Drew my Mountain Goat Tag with zero points!!! 8):shock:


----------



## Nambaster (Nov 15, 2007)

Hey guys no cc hits for me but I just picked up a single shed to a bull that I have been watching and he goes 566" on one side. I named him the tarantula bull. You would not believe the mass.


----------



## UtahMountainMan (Jul 20, 2010)

You guys suck. Had me going for like 30 seconds.


----------



## Longgun (Sep 7, 2007)

Nambaster said:


> Hey guys no cc hits for me but I just picked up a single shed to a bull that I have been watching and he goes 566" on one side. I named him the tarantula bull. You would not believe the mass.


Denny will be calling you in....3......2......1..... cha ching!


----------



## RandomElk16 (Sep 17, 2013)

Nambaster said:


> Hey guys no cc hits for me but I just picked up a single shed to a bull that I have been watching and he goes 566" on one side. I named him the tarantula bull. You would not believe the mass.

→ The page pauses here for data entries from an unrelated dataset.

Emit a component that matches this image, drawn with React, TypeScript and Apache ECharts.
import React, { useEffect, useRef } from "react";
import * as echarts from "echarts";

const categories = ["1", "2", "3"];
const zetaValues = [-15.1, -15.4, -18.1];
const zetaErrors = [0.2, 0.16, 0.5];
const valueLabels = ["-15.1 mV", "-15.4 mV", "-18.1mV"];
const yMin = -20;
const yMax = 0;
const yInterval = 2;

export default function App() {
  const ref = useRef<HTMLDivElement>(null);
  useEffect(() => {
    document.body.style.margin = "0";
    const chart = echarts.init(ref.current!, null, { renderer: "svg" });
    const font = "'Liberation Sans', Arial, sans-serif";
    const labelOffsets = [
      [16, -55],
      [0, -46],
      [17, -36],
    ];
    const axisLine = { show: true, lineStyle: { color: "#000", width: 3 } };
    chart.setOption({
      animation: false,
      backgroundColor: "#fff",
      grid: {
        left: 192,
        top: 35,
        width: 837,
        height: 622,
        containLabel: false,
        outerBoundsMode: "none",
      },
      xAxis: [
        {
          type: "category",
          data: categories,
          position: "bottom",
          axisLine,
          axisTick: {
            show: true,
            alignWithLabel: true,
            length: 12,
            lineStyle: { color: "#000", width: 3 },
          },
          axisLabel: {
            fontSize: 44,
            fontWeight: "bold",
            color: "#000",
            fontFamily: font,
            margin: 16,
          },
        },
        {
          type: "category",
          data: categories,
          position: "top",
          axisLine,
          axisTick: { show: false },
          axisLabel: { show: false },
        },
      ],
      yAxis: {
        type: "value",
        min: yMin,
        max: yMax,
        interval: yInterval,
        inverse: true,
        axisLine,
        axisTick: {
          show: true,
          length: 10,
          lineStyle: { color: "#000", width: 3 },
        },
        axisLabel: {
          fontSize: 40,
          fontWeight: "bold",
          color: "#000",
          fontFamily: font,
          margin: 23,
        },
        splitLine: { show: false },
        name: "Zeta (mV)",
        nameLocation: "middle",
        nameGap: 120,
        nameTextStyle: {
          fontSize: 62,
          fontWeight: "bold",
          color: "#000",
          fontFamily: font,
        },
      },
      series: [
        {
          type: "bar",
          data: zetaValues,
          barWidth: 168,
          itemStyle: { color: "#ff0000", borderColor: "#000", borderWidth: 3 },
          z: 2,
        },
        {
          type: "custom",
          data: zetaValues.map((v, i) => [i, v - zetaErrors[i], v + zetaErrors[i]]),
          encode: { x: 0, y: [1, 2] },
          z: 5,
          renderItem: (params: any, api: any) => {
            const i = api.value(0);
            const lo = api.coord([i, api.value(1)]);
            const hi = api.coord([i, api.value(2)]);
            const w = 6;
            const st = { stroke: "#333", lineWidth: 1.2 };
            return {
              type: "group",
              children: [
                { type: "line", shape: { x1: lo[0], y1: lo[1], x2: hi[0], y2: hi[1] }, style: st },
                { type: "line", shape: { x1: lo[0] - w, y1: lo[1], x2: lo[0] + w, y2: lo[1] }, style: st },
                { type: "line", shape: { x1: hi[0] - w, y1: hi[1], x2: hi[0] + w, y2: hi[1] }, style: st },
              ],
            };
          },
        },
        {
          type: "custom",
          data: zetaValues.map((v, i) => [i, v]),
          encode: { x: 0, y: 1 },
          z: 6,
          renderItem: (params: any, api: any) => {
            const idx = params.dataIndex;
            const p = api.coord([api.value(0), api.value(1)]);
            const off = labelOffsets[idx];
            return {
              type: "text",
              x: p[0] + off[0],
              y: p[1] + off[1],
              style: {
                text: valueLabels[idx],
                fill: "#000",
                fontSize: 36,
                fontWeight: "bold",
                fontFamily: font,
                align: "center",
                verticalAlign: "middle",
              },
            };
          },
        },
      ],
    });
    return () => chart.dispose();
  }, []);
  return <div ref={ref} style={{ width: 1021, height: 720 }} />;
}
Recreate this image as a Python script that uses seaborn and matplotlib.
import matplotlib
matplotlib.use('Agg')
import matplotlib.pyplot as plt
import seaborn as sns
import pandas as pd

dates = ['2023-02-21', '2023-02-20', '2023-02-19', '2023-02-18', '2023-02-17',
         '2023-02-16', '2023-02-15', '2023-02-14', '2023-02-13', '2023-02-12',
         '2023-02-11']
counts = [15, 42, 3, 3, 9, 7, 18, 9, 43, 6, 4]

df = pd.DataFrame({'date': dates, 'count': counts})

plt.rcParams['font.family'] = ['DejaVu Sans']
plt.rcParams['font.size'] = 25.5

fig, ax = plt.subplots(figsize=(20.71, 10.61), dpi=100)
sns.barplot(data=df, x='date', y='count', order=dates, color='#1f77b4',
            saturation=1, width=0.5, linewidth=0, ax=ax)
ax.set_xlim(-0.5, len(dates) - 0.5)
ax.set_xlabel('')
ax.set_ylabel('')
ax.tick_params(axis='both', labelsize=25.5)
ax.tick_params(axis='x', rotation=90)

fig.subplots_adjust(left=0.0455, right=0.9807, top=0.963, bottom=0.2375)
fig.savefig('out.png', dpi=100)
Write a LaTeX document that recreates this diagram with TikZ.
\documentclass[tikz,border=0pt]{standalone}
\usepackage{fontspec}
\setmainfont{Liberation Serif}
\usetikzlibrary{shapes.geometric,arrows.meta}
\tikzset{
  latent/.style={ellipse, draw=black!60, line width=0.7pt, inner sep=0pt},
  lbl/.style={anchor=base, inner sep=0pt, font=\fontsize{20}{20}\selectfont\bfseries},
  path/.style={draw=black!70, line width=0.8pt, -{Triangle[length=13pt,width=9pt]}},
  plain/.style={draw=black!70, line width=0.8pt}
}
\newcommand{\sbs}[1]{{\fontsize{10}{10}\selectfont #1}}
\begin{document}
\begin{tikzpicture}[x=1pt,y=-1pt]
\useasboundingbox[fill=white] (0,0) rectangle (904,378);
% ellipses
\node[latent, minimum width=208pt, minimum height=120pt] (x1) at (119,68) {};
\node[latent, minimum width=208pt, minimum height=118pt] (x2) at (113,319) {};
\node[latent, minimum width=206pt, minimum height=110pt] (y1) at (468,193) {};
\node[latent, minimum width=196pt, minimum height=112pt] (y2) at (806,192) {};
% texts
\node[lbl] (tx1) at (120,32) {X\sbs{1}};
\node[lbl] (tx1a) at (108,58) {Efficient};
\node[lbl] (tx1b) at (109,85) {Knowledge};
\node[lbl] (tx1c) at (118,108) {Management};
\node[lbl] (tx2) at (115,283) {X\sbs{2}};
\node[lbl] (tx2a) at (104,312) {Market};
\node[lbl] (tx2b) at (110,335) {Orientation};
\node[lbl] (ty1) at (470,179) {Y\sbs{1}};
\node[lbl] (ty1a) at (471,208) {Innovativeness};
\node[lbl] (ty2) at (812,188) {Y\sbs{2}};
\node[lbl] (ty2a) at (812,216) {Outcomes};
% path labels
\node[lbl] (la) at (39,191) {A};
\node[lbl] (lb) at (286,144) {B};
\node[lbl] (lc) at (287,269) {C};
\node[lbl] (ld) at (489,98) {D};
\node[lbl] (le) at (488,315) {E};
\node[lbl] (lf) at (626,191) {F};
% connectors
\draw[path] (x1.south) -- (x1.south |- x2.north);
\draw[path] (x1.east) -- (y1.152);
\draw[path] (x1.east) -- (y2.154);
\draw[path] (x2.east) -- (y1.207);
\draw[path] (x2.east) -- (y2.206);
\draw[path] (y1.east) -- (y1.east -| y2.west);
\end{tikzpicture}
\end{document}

Probably found him in the middle of a public unit, where everyone frequents but has never seen him?


----------



## hondodawg (Mar 13, 2013)

Took me 12 posts than I figured it out. The only one I fell for today,


----------



## longbow (Mar 31, 2009)

Oh,Oh,Oh, I got one. Tex-O-Bob and I were racing our four wheelers through a herd of elk and deer trying to get to some elk sheds before some other guys did and I got a phone call from F&G saying I drew a goat tag. Ya, that's what happened.


----------



## colorcountrygunner (Oct 6, 2009)

You guys must be bored as hell :-|


----------



## outdoorser (Jan 14, 2013)

OH MY HE** I actually fell for that. Ya, I did. I was thinking "oh my shiz, I didn't put enough $$ in my account in case I draw tags". Then it hit me...


----------



## outdoorser (Jan 14, 2013)

Oh and I got one, I drew a General season deer tag with only 4 points!! 

haha april fools!!:grin:


----------



## Springville Shooter (Oct 15, 2010)

Well I just got an unlimited spike elk rifle voucher for the Monroe. 1-I and Goofy Elk are going to be my guides.-------SS


----------